● **Information supplied**:

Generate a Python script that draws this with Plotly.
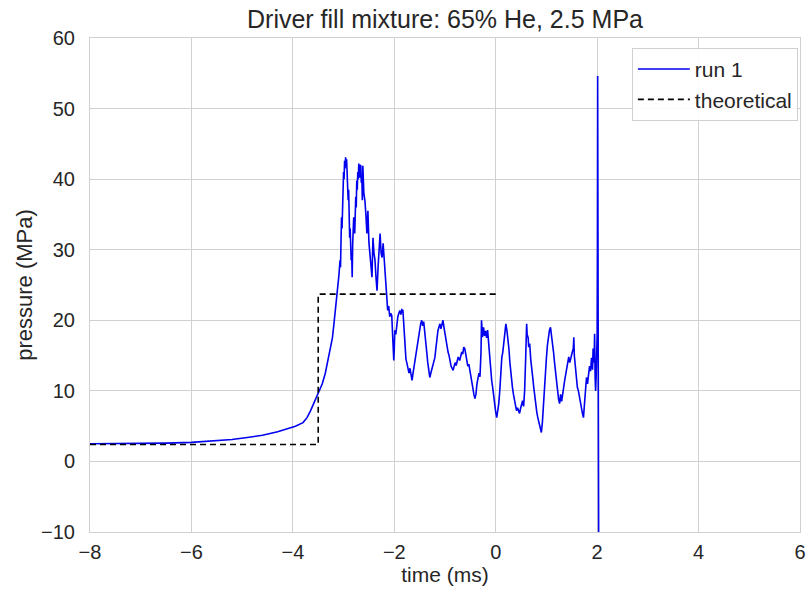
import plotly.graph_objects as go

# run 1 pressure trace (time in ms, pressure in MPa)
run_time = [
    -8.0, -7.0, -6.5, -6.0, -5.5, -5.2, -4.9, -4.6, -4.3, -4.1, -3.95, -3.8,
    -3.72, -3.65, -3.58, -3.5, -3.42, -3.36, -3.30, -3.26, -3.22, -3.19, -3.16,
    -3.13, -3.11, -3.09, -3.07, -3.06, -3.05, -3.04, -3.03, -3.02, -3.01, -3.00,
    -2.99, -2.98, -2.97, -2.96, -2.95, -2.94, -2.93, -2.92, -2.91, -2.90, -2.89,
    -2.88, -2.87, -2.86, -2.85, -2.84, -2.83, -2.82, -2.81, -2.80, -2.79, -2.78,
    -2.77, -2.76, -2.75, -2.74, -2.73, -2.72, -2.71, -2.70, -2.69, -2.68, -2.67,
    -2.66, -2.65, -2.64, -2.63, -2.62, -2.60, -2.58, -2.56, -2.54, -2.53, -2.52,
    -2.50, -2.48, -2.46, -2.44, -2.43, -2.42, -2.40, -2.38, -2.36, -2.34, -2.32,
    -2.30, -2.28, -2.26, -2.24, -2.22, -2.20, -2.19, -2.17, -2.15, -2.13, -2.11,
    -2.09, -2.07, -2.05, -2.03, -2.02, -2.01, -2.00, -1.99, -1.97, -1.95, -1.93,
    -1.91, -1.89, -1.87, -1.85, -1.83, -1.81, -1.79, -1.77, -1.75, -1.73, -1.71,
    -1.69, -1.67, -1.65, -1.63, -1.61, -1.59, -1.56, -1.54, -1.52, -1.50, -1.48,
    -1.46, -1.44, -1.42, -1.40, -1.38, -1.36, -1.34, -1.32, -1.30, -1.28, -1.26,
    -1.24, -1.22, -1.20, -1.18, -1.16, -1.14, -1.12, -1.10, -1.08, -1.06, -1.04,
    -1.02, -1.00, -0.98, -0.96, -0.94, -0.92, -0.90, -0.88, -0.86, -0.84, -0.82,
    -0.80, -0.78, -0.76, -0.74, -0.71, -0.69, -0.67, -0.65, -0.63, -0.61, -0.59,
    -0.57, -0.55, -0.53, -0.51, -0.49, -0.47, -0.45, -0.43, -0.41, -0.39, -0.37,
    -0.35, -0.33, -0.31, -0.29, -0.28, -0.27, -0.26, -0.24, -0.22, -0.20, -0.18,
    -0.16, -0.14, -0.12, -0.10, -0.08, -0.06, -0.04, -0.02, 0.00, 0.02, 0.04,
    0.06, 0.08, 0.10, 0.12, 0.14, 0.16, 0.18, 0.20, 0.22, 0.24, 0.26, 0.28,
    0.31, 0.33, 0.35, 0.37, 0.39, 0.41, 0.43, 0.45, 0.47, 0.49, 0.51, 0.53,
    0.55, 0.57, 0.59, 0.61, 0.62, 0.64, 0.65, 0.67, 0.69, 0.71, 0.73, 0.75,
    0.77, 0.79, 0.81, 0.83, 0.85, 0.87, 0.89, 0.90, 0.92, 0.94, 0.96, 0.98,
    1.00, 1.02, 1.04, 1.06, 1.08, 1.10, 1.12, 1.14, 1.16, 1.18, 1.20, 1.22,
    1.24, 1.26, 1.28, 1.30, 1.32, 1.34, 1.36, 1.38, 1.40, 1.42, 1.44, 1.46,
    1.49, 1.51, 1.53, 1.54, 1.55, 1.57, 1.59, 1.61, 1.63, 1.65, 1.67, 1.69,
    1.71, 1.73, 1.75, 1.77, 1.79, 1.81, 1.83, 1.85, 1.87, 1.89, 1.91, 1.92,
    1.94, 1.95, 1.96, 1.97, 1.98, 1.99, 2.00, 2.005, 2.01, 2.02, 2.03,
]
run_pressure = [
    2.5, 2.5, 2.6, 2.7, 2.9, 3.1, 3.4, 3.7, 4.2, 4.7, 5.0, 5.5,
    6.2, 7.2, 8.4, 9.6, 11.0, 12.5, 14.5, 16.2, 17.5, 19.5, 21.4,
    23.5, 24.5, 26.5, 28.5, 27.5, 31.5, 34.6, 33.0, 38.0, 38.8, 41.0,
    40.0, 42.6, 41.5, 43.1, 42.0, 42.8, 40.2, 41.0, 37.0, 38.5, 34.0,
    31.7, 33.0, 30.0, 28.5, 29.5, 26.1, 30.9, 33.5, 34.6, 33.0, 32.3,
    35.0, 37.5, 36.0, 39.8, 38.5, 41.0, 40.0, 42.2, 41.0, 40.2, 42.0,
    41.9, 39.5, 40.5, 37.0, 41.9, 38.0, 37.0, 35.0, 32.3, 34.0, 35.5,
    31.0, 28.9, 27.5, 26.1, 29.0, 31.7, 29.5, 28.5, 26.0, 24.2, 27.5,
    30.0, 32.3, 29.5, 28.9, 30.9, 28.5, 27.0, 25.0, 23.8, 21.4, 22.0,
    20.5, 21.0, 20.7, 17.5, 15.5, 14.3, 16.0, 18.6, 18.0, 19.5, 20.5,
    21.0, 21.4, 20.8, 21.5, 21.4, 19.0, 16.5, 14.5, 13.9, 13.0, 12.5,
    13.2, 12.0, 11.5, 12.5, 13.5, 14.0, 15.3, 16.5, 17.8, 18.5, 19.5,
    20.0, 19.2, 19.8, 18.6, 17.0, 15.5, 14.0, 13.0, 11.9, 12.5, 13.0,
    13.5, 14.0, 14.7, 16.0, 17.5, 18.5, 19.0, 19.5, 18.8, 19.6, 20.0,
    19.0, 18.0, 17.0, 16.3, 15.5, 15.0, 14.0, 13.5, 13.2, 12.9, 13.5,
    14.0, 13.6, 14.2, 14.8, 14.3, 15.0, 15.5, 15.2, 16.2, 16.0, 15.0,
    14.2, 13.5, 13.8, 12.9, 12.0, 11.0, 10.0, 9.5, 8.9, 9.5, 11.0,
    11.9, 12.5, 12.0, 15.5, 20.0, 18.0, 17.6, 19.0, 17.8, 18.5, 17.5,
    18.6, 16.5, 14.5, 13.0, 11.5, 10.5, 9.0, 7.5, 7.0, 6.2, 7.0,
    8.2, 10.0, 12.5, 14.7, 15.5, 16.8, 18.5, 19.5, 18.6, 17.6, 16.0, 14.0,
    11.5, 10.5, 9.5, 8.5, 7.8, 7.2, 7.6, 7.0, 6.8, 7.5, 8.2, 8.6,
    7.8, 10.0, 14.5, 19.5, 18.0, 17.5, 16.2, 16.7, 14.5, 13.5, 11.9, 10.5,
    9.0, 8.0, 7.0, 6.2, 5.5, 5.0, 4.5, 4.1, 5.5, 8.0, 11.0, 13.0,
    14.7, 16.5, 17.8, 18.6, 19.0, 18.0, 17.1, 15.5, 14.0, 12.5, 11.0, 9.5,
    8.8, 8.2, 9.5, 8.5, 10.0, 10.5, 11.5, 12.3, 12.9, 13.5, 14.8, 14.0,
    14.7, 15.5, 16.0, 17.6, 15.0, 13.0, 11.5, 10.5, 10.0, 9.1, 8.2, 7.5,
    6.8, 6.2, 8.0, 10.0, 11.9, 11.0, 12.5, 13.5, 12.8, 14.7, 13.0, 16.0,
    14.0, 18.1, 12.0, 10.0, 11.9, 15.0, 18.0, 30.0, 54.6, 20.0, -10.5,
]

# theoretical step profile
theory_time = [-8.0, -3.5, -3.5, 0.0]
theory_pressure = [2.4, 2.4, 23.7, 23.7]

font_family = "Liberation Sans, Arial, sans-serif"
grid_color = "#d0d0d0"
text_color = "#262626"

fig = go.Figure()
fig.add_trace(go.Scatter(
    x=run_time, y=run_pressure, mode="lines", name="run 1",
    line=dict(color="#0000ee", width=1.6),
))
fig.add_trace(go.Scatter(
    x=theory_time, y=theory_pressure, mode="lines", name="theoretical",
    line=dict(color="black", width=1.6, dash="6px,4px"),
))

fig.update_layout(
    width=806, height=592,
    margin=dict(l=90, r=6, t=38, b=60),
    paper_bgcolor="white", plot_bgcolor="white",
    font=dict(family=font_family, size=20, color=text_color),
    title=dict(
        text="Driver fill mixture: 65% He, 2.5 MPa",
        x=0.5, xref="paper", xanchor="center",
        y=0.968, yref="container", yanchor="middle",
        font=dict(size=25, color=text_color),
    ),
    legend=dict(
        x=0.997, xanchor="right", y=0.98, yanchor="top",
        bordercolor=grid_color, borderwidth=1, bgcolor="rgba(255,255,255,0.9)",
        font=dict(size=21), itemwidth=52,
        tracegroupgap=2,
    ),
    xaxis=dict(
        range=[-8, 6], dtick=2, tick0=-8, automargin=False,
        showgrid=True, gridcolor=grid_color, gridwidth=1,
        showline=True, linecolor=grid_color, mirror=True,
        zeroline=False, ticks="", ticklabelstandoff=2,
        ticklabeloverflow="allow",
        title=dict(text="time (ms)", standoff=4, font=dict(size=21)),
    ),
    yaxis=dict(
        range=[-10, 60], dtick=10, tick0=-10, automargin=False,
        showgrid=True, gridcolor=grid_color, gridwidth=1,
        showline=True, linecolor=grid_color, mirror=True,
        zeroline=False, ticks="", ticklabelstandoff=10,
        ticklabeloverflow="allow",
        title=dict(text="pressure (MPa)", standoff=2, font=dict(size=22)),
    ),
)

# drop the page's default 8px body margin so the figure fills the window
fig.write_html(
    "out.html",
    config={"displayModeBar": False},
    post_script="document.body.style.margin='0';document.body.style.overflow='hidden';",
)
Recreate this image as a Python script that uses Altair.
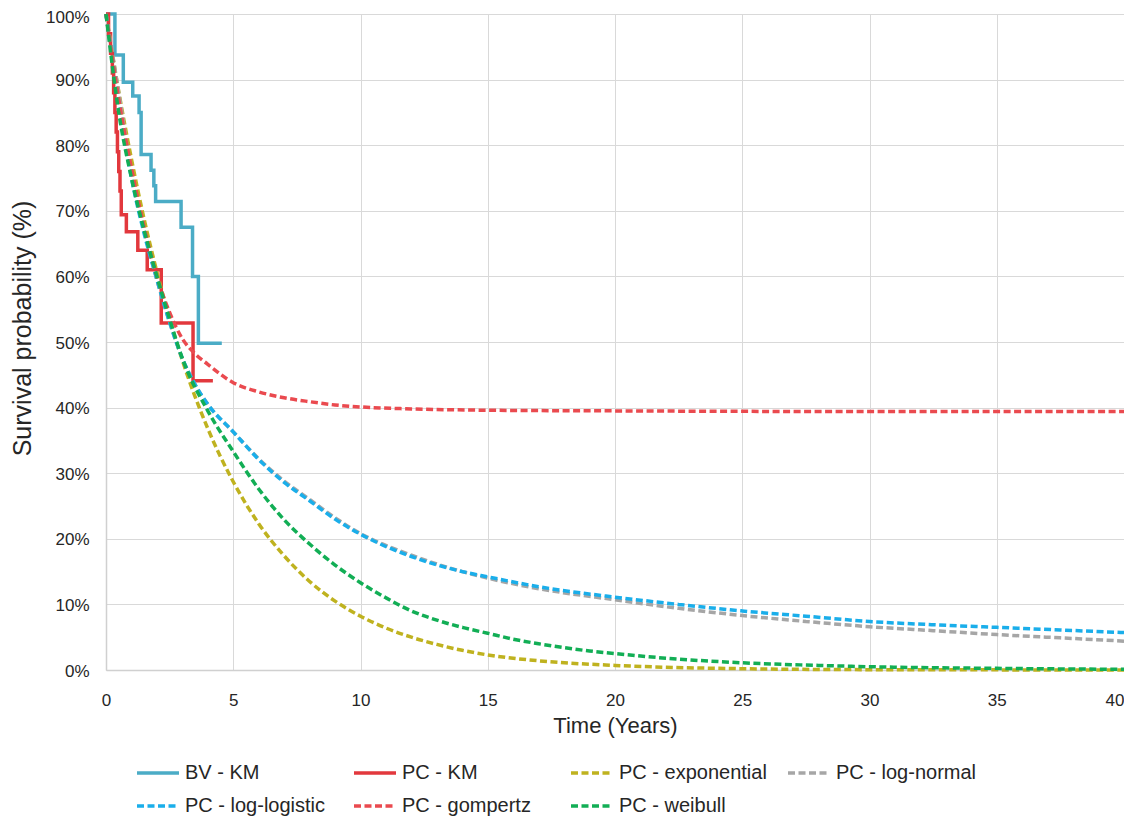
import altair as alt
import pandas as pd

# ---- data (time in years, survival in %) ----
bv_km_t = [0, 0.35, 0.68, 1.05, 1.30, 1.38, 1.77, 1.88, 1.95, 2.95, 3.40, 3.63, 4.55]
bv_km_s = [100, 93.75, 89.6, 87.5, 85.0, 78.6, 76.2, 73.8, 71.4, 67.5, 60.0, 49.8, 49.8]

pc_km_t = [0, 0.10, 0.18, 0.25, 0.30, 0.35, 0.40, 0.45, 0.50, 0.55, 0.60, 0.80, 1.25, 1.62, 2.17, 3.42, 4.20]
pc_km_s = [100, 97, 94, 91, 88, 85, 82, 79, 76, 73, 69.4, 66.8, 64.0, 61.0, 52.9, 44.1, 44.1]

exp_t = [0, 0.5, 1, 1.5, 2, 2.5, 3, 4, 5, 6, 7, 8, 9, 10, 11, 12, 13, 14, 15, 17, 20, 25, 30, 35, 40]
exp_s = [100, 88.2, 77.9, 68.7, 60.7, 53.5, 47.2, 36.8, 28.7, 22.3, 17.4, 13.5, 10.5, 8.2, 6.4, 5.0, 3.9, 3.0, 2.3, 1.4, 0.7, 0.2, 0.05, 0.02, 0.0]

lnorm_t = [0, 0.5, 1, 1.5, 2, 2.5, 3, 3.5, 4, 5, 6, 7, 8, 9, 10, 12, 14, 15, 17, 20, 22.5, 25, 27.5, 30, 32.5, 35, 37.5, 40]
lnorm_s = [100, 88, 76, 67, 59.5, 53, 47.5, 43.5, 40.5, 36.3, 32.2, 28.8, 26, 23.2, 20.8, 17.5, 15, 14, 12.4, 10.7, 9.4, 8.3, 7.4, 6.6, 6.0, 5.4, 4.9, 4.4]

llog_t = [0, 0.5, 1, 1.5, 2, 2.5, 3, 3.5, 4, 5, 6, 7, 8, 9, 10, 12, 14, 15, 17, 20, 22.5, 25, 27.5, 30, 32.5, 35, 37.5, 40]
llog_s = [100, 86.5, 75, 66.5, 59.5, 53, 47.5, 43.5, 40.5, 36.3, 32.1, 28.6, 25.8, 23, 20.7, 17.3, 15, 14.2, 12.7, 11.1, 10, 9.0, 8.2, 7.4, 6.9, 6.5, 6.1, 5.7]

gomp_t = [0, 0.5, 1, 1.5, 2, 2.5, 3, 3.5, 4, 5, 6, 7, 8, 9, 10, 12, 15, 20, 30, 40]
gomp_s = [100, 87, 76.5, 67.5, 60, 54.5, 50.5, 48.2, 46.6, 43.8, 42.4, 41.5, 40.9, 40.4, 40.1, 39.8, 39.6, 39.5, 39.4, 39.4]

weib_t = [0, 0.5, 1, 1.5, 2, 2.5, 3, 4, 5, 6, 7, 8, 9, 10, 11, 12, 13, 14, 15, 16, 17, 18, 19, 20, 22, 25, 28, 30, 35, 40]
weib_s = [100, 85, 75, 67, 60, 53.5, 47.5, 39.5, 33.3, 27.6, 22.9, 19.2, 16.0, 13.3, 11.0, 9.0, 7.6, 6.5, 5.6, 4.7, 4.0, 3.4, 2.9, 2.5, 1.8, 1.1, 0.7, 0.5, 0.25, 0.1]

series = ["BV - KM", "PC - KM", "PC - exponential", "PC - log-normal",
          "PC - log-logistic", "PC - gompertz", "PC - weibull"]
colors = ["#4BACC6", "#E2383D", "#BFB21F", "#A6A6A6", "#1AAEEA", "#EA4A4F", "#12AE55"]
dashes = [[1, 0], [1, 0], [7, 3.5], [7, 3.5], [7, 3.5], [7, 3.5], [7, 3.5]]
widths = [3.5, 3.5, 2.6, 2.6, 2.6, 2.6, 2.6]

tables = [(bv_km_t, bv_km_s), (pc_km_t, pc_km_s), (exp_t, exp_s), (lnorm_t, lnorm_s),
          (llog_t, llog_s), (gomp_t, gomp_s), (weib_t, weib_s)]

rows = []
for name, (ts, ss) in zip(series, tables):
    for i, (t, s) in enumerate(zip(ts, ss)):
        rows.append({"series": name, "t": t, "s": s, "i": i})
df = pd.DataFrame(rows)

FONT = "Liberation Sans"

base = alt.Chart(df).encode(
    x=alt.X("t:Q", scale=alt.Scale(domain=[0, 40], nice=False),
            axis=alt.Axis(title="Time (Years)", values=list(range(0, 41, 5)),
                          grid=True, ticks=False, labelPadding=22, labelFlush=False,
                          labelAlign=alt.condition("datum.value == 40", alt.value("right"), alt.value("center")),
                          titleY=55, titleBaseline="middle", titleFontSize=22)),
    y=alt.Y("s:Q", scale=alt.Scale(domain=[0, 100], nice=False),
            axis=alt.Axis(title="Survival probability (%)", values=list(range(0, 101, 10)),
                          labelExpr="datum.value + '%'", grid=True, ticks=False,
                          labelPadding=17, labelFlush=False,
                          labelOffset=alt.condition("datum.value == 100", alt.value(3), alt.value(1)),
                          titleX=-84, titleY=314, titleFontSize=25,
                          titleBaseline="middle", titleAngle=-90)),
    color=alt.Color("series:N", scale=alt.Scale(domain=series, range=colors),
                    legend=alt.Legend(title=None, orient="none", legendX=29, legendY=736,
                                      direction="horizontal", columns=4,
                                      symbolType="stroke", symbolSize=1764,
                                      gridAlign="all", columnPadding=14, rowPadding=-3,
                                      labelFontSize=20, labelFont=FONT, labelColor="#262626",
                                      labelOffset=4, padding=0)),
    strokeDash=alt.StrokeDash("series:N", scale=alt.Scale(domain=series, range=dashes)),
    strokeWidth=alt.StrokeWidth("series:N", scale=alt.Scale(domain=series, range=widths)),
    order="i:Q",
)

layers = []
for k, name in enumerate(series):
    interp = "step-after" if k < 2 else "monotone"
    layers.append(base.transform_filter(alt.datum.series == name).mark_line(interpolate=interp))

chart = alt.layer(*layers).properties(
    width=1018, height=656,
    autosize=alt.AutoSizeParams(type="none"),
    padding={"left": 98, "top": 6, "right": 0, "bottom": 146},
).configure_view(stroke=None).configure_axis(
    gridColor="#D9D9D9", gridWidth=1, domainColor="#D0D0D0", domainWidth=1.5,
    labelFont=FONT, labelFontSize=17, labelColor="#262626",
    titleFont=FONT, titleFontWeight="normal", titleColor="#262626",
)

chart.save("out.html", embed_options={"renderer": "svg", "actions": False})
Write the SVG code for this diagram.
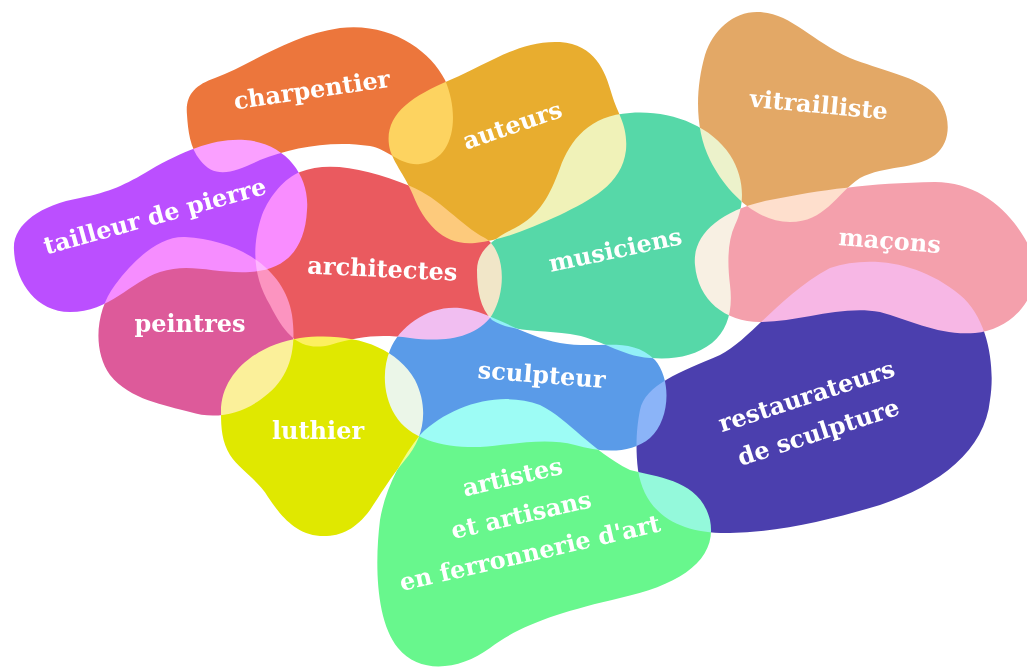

● **Written task**:
Without any pictures, reproduce the lines from the first one in the material through the line that has "import plotly.graph_objects as go", exactly as they appear.

● **The result**:
Generate a Python script that draws this with Plotly.
import plotly.graph_objects as go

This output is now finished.